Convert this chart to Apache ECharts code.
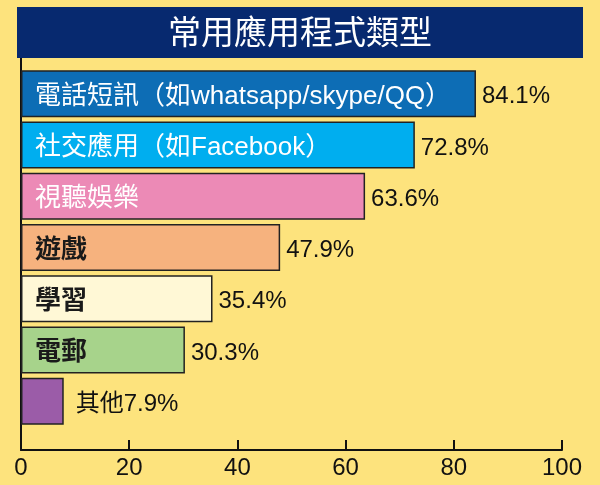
<!DOCTYPE html>
<html>
<head>
<meta charset="utf-8">
<script src="https://cdn.jsdelivr.net/npm/echarts@6/dist/echarts.min.js"></script>
<style>
html,body{margin:0;padding:0;background:#fde37d;}
#chart{width:600px;height:485px;}
</style>
</head>
<body>
<div id="chart"></div>
<script>
const titleText = '常用應用程式類型';
const categories = ['電話短訊（如whatsapp/skype/QQ）','社交應用（如Facebook）','視聽娛樂','遊戲','學習','電郵','其他'];
const values = [84.1, 72.8, 63.6, 47.9, 35.4, 30.3, 7.9];
const xTicks = [0, 20, 40, 60, 80, 100];

const barColors = ['#0d6db5','#00aeef','#ec8ab6','#f6b27e','#fff8d6','#a7d38b','#9b5ca8'];
const labelColors = ['#ffffff','#ffffff','#ffffff','#1a1a1a','#1a1a1a','#1a1a1a','#1a1a1a'];
const labelWeights = ['normal','normal','normal','bold','bold','bold','normal'];
const outsideName = [false,false,false,false,false,false,true];

const FONT = '"Liberation Sans", "Noto Sans CJK TC", sans-serif';
const chart = echarts.init(document.getElementById('chart'));

const mainData = values.map((v,i)=>({
  value: v,
  itemStyle: {color: barColors[i]},
  label: {color: labelColors[i], fontWeight: labelWeights[i]}
}));
const valData = values.map((v,i)=>({
  value: v,
  label: {distance: outsideName[i] ? 12 : 6}
}));

chart.setOption({
  backgroundColor: '#fde37d',
  animation: false,
  title: {
    text: titleText,
    left: 17, top: 7,
    backgroundColor: '#07296f',
    padding: [11, 151, 7, 151],
    textStyle: {color:'#ffffff', fontSize: 33, fontWeight: 'normal', fontFamily: FONT, lineHeight: 33}
  },
  grid: [
    {left: 21, right: 38, top: 68, height: 359, containLabel: false},
    {left: 21, right: 38, top: 57, bottom: 35, containLabel: false}
  ],
  xAxis: [
    {gridIndex: 0, type: 'value', min: 0, max: 100, show: false},
    {gridIndex: 1, type: 'value', min: xTicks[0], max: xTicks[xTicks.length-1], interval: 20,
     axisLine: {show: true, lineStyle: {color:'#111', width: 2}},
     axisTick: {show: true, inside: true, length: 10, lineStyle: {color:'#111', width: 2}},
     axisLabel: {color:'#111', fontSize: 24, fontFamily: FONT, margin: 6},
     splitLine: {show: false}}
  ],
  yAxis: [
    {gridIndex: 0, type: 'category', data: categories, inverse: true, show: false},
    {gridIndex: 1, type: 'value', min: 0, max: 1,
     axisLine: {show: true, lineStyle: {color:'#111', width: 2}},
     axisTick: {show: false}, axisLabel: {show: false}, splitLine: {show: false}}
  ],
  series: [
    {
      type: 'bar', xAxisIndex: 0, yAxisIndex: 0,
      data: mainData, barWidth: 47,
      itemStyle: {borderColor: '#222', borderWidth: 1.5},
      label: {
        show: true, position: 'insideLeft', distance: 14, offset: [0, 3],
        fontSize: 26, fontFamily: FONT,
        formatter: p => outsideName[p.dataIndex] ? '' : categories[p.dataIndex]
      },
      z: 2
    },
    {
      type: 'bar', xAxisIndex: 0, yAxisIndex: 0,
      data: valData, barWidth: 47, barGap: '-100%',
      itemStyle: {color: 'rgba(0,0,0,0)'},
      label: {
        show: true, position: 'right', offset: [0, 3],
        fontSize: 24, fontFamily: FONT, color: '#111',
        formatter: p => (outsideName[p.dataIndex] ? categories[p.dataIndex] : '') + p.value.toFixed(1) + '%'
      },
      z: 3
    }
  ]
});
</script>
</body>
</html>
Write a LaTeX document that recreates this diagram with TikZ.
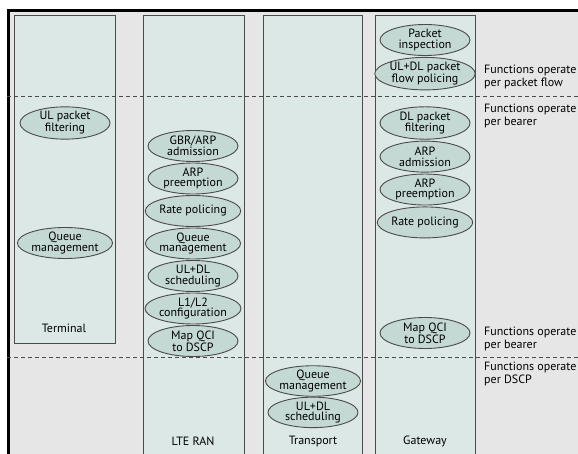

Prompt
For the listing above, give the number of lines in which the string "document" occurs, and nothing else.

Correct response
2